• Instruction
Return precisely the span of lines from the top of the material below to the line containing "(q2) at (0,547);", both included. Pictures are excluded.

····················

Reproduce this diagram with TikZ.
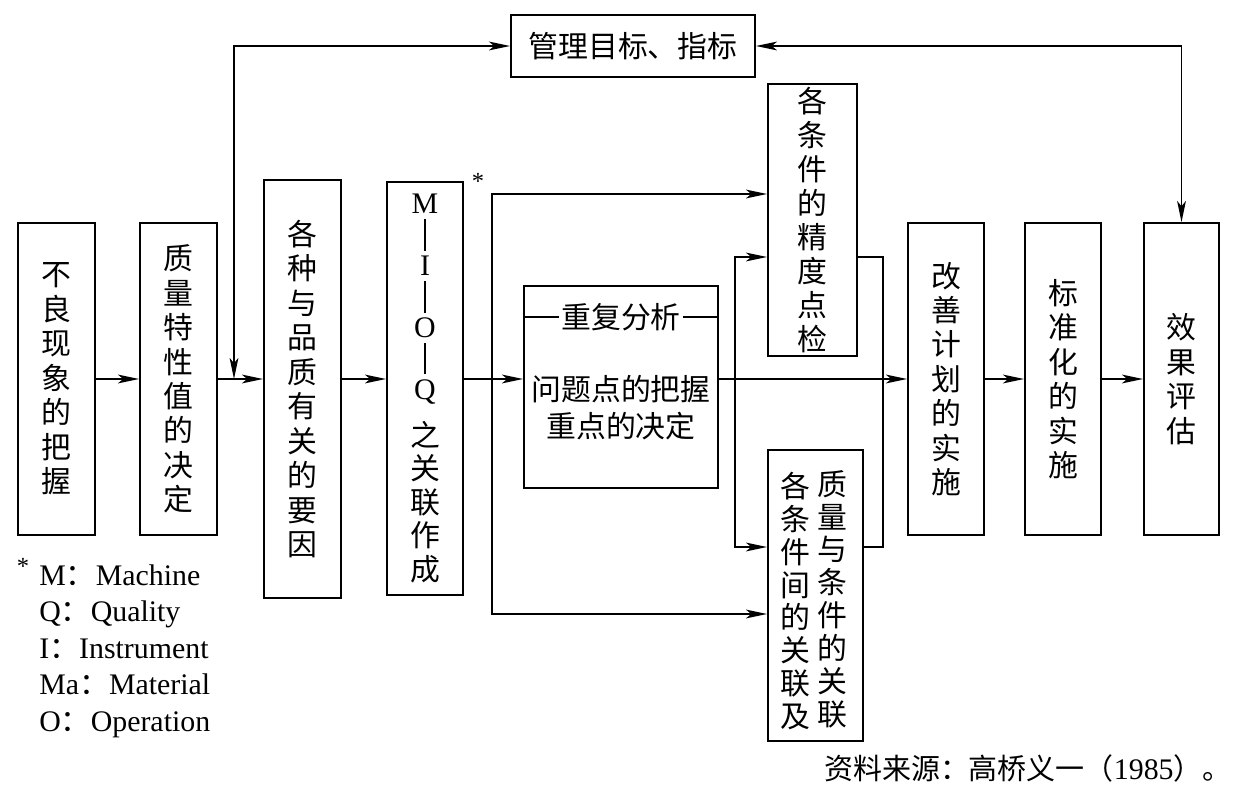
\documentclass[tikz,border=0pt]{standalone}
\usepackage{fontspec}
\setmainfont{Liberation Serif}
\newfontfamily\cjk{Noto Sans CJK SC}
\usetikzlibrary{arrows.meta}
\newcommand\mioqbar{\rule[-3.4pt]{0.6pt}{18pt}}

\begin{document}
\begin{tikzpicture}[x=0.02cm,y=-0.02cm,
    >={Stealth[length=12pt,width=5pt,inset=3pt]},
    box/.style={draw,line width=1.1pt,inner sep=0pt,align=center,
      font=\cjk\fontsize{17}{19.6}\selectfont},
    line/.style={line width=0.9pt},
    txt/.style={inner sep=1pt,align=center,font=\cjk\fontsize{17}{19.6}\selectfont}]
  \useasboundingbox (0,0) rectangle (1251,804);
  \def\ymain{379}
  \coordinate (m) at (0,\ymain);
  \coordinate (fb) at (234,\ymain);
  \coordinate (s1) at (492,\ymain);
  \coordinate (s2) at (735,\ymain);
  \coordinate (j) at (883,\ymain);
  \coordinate (p1) at (0,194);
  \coordinate (p2) at (0,614);
  \coordinate (q1) at (0,257);
  \coordinate (q2) at (0,547);

  % BOXES
  \node[box,minimum width=1.54cm,minimum height=6.24cm] (b1) at (56.5,379) {不\\良\\现\\象\\的\\把\\握};
  \node[box,minimum width=1.54cm,minimum height=6.24cm] (b2) at (178.5,379) {质\\量\\特\\性\\值\\的\\决\\定};
  \node[box,minimum width=1.54cm,minimum height=8.36cm] (b3) at (302.5,389) {各\\种\\与\\品\\质\\有\\关\\的\\要\\因};
  \node[box,minimum width=1.52cm,minimum height=8.26cm,font=\cjk\fontsize{17}{19}\selectfont] (b4) at (425,388.5)
    {{\rmfamily M}\\[-1.4pt]\mioqbar\\[-1.4pt]{\rmfamily I}\\[-1.4pt]\mioqbar\\[-1.4pt]{\rmfamily O}\\[-1.4pt]\mioqbar\\[-1.4pt]{\rmfamily Q}\\[7.9pt]之\\关\\联\\作\\成};
  \node[box,minimum width=3.88cm,minimum height=4.04cm] (b5) at (621,387) {};
  \node[box,minimum width=1.78cm,minimum height=5.44cm,font=\cjk\fontsize{17}{19.3}\selectfont] (b6) at (812.5,220) {各\\条\\件\\的\\精\\度\\点\\检};
  \node[box,minimum width=1.9cm,minimum height=5.82cm] (b7) at (815.5,595.5) {};
  \node[box,minimum width=1.52cm,minimum height=6.24cm] (b8) at (946,379) {改\\善\\计\\划\\的\\实\\施};
  \node[box,minimum width=1.52cm,minimum height=6.24cm] (b9) at (1063,379) {标\\准\\化\\的\\实\\施};
  \node[box,minimum width=1.5cm,minimum height=6.24cm] (b10) at (1181.5,379) {效\\果\\评\\估};
  \node[box,minimum width=4.88cm,minimum height=1.24cm] (b11) at (633,46) {管理目标、指标};

  % TEXT IN THE OPEN BOXES
  \node[txt] (rt) at (621,317) {重复分析};
  \node[txt,font=\cjk\fontsize{17}{21}\selectfont] (rq) at (621,408) {问题点的把握\\重点的决定};
  \draw[line] (b5.west |- rt) -- (rt.west);
  \draw[line] (rt.east) -- (b5.east |- rt);
  \node[txt,font=\cjk\fontsize{17}{18.7}\selectfont] (b7r) at (832,599) {质\\量\\与\\条\\件\\的\\关\\联};
  \node[txt,font=\cjk\fontsize{17}{18.7}\selectfont] (b7l) at (795,601) {各\\条\\件\\间\\的\\关\\联\\及};

  % MAIN LINE
  \draw[line,->] (b1.east |- m) -- (b2.west |- m);
  \draw[line,->] (b2.east |- m) -- (b3.west |- m);
  \draw[line,->] (b3.east |- m) -- (b4.west |- m);
  \draw[line,->] (b4.east |- m) -- (b5.west |- m);
  \draw[line,->] (b5.east |- m) -- (b8.west |- m);
  \draw[line,->] (b8.east) -- (b9.west);
  \draw[line,->] (b9.east) -- (b10.west);

  % BRANCHES
  \draw[line,->] (s1) |- (b6.west |- p1);
  \draw[line,->] (s1) |- (b7.west |- p2);
  \draw[line,->] (s2) |- (b6.west |- q1);
  \draw[line,->] (s2) |- (b7.west |- q2);
  \draw[line] (b6.east |- q1) -| (j |- q2) -- (b7.east |- q2);

  % FEEDBACK
  \draw[line,<->] (fb) |- (b11.west);
  \draw[line,<->] (b11.east) -| (b10.north);

  % NOTES
  \node[inner sep=0pt,font=\fontsize{14}{14}\selectfont] (st) at (478,181) {*};
  \node[inner sep=0pt,font=\fontsize{14}{14}\selectfont] (st2) at (23,566) {*};
  \node[anchor=west,inner sep=0pt,align=left,font=\fontsize{17}{20.8}\selectfont] (leg) at (39,651)
    {M{\cjk ：}Machine\\Q{\cjk ：}Quality\\I{\cjk ：}Instrument\\Ma{\cjk ：}Material\\O{\cjk ：}Operation};
  \node[anchor=east,inner sep=0pt,font=\cjk\fontsize{16.5}{16.5}\selectfont] (src) at (1232,768)
    {资料来源：高桥义一（{\rmfamily\fontsize{17}{17}\selectfont 1985}）。};
\end{tikzpicture}
\end{document}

····················

• Output for this exercise
Reproduce this diagram with TikZ.
\documentclass[tikz,border=0pt]{standalone}
\usepackage{fontspec}
\setmainfont{Liberation Serif}
\newfontfamily\cjk{Noto Sans CJK SC}
\usetikzlibrary{arrows.meta}
\newcommand\mioqbar{\rule[-3.4pt]{0.6pt}{18pt}}

\begin{document}
\begin{tikzpicture}[x=0.02cm,y=-0.02cm,
    >={Stealth[length=12pt,width=5pt,inset=3pt]},
    box/.style={draw,line width=1.1pt,inner sep=0pt,align=center,
      font=\cjk\fontsize{17}{19.6}\selectfont},
    line/.style={line width=0.9pt},
    txt/.style={inner sep=1pt,align=center,font=\cjk\fontsize{17}{19.6}\selectfont}]
  \useasboundingbox (0,0) rectangle (1251,804);
  \def\ymain{379}
  \coordinate (m) at (0,\ymain);
  \coordinate (fb) at (234,\ymain);
  \coordinate (s1) at (492,\ymain);
  \coordinate (s2) at (735,\ymain);
  \coordinate (j) at (883,\ymain);
  \coordinate (p1) at (0,194);
  \coordinate (p2) at (0,614);
  \coordinate (q1) at (0,257);
  \coordinate (q2) at (0,547);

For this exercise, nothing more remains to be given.